Et puisqu’on est en Belgique, on y reste. Et on est au sud, à Arlon.
Dans l’Espace Beau Site (au 321 Avenue de Longwy) – une galerie mezzanine, lieu en tout cas atypique «nourri» par Pierre François, expert en accrochages raconteurs et porteurs –, quatre artistes (3 femmes, 1 homme) réunis au chevet du papier, matériau réhabilité dans ses états, utilisé dans toute sa souplesse, sa fluidité, et traité de manière textile. C’est jouissif, tant la lumière s’amuse, tant la patience à l’ouvrage – un tantinet méditatif – fait naître des regards médusés.
Quatre artistes, donc, plutôt de la région et déjà croisés dans le lieu. A commencer par Philippe Guichart qui y a exposé en solo il y a 2 ans et qui, partant de ténus segments de papier journal – aussi tenus que de courts fétus –, construit des architectures fluides, de complexes géométries funambules, aussi une suspension de formes oblongues, aux allures de quenouilles, toutes torsadées et ajourées (visuel ci-dessus).
Papier journal également pour Cécile Ahn, qui le tricote, puis le brode de fils de couleurs, composant des tapis carrés muraux; on lui doit également une série d’objets souples, en mailles de papier rassemblées/cousues, qui se feuillettent comme des livres.
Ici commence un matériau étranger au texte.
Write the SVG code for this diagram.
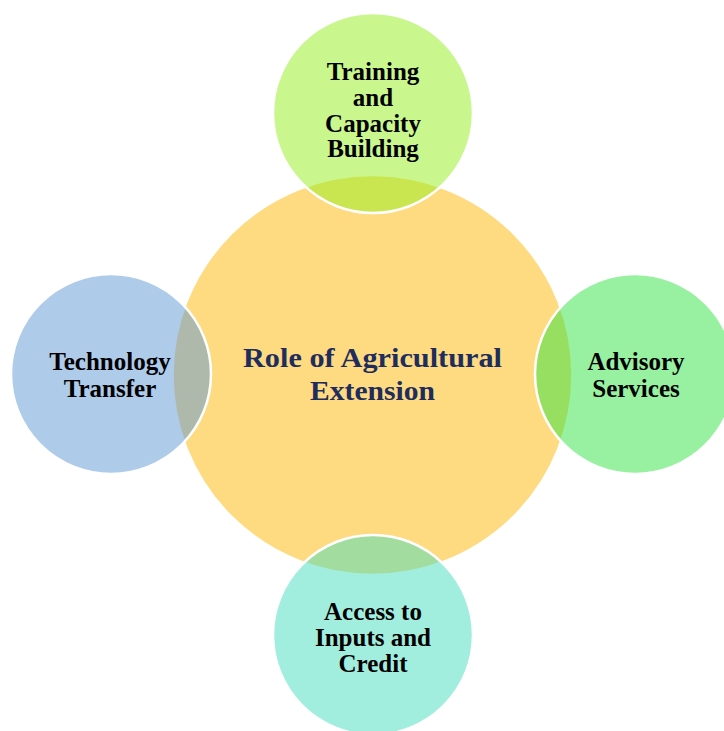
<svg xmlns="http://www.w3.org/2000/svg" width="724" height="731" viewBox="0 0 724 731">
<style>
.bg{fill:#ffffff}
.center{fill:#fedb80;stroke:#ffffff;stroke-width:2.5}
.sat{stroke:#ffffff;stroke-width:2.5;fill-opacity:0.5}
.t{font-family:"Liberation Serif","Times New Roman",serif;font-weight:bold;font-size:25px;fill:#000000;text-anchor:middle}
.tc{font-family:"Liberation Serif","Times New Roman",serif;font-weight:bold;font-size:27px;fill:#1f2d5e;text-anchor:middle}
</style>
<rect class="bg" x="0" y="0" width="724" height="731"/>
<g id="center">
<circle class="center" cx="372.5" cy="375" r="200"/>
<text class="tc" x="372.5" y="367" textLength="259" lengthAdjust="spacingAndGlyphs">Role of Agricultural</text>
<text class="tc" x="372.5" y="400" textLength="125" lengthAdjust="spacingAndGlyphs">Extension</text>
</g>
<g id="connectors"></g>
<g id="training">
<circle class="sat" cx="373" cy="113" r="100" fill="#93ef1d"/>
<text class="t" x="373" y="80">Training</text>
<text class="t" x="373" y="106">and</text>
<text class="t" x="373" y="132">Capacity</text>
<text class="t" x="373" y="157">Building</text>
</g>
<g id="technology">
<circle class="sat" cx="111" cy="374" r="100" fill="#5d97d5"/>
<text class="t" x="110" y="370">Technology</text>
<text class="t" x="110" y="397">Transfer</text>
</g>
<g id="advisory">
<circle class="sat" cx="635" cy="374" r="100" fill="#2fe341"/>
<text class="t" x="636" y="370">Advisory</text>
<text class="t" x="636" y="397">Services</text>
</g>
<g id="access">
<circle class="sat" cx="373" cy="635" r="100" fill="#45ddbd"/>
<text class="t" x="373" y="620">Access to</text>
<text class="t" x="373" y="646">Inputs and</text>
<text class="t" x="373" y="672">Credit</text>
</g>
</svg>
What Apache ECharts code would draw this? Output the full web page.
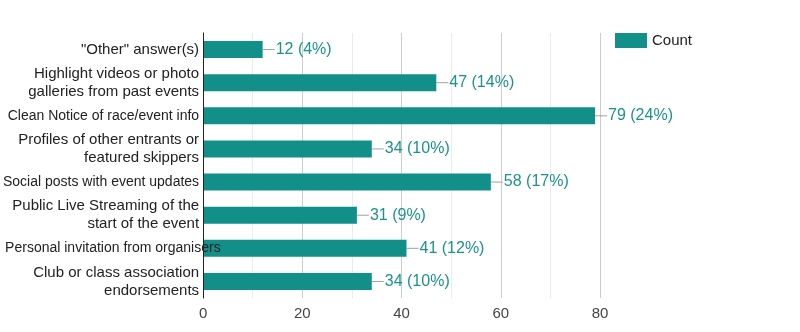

Une pratique manuelle, donc, mais qui se joue du «travail de dame», une main qui recoud la vocation du matériau, à savoir: la lecture. Celle-là qui se prolonge dans le confort d’un fauteuil, au demeurant tout habillé d’un… crochet de papier.
Isabelle Grevisse qui a exposé en duo avec Cécile dans une récente expo baptisée Pas de deux, est, elle, tombée dans de pleins sacs de confettis… qu’elle décline en d’inouïes pelotes. Humble communion du ludique et du poétique.
Enfin, avec Geneviève Ensch, une habituée des Biennales du livre d’artiste de Beau Site, le papier fait raccord avec l’écriture. En l’occurrence, la calligraphie. Dans ce que l’artiste appelle Paroles fossiles, d’abord il y a le papier utilitaire, sulfurisé ou paraffiné pour la cuisson, celui qui tapisse le cageot à chicons, celui du sachet du pain, voire celui, fin comme de la soie, qui emballe les oranges Papillon – ce qui nous vaut d’ailleurs un essaim de lépidoptères piégé dans une sorte de toile enchantée. Ces papiers sont alors froissés puis marouflés sur du bois, peint/teint, là où à l’encre noire caracolent d’épurés signes ou dessins de caractères imaginaires.
Avec Papiers sensibles, ode à la lenteur, Beau Site démontre que le papier n’est plus un simple support plan, il se sculpte et prend du volume et de l’esprit. Et de la magie.
On succombe jusqu’au 9 février, du mardi au vendredi de 10.00 à 12.00h et de 13.30 à 18.00h, le samedi idem jusque 17.00h, et chaque dimanche de 15.00 à 18.00h. Espace Beau Site, 321 Avenue de Longwy, Arlon, infos: www.espacebeausite.be
Merci pour cette délicieuse mise en bouche culturelle, elle convie à la découverte d'événements inspirants de part et d'autre de la frontière.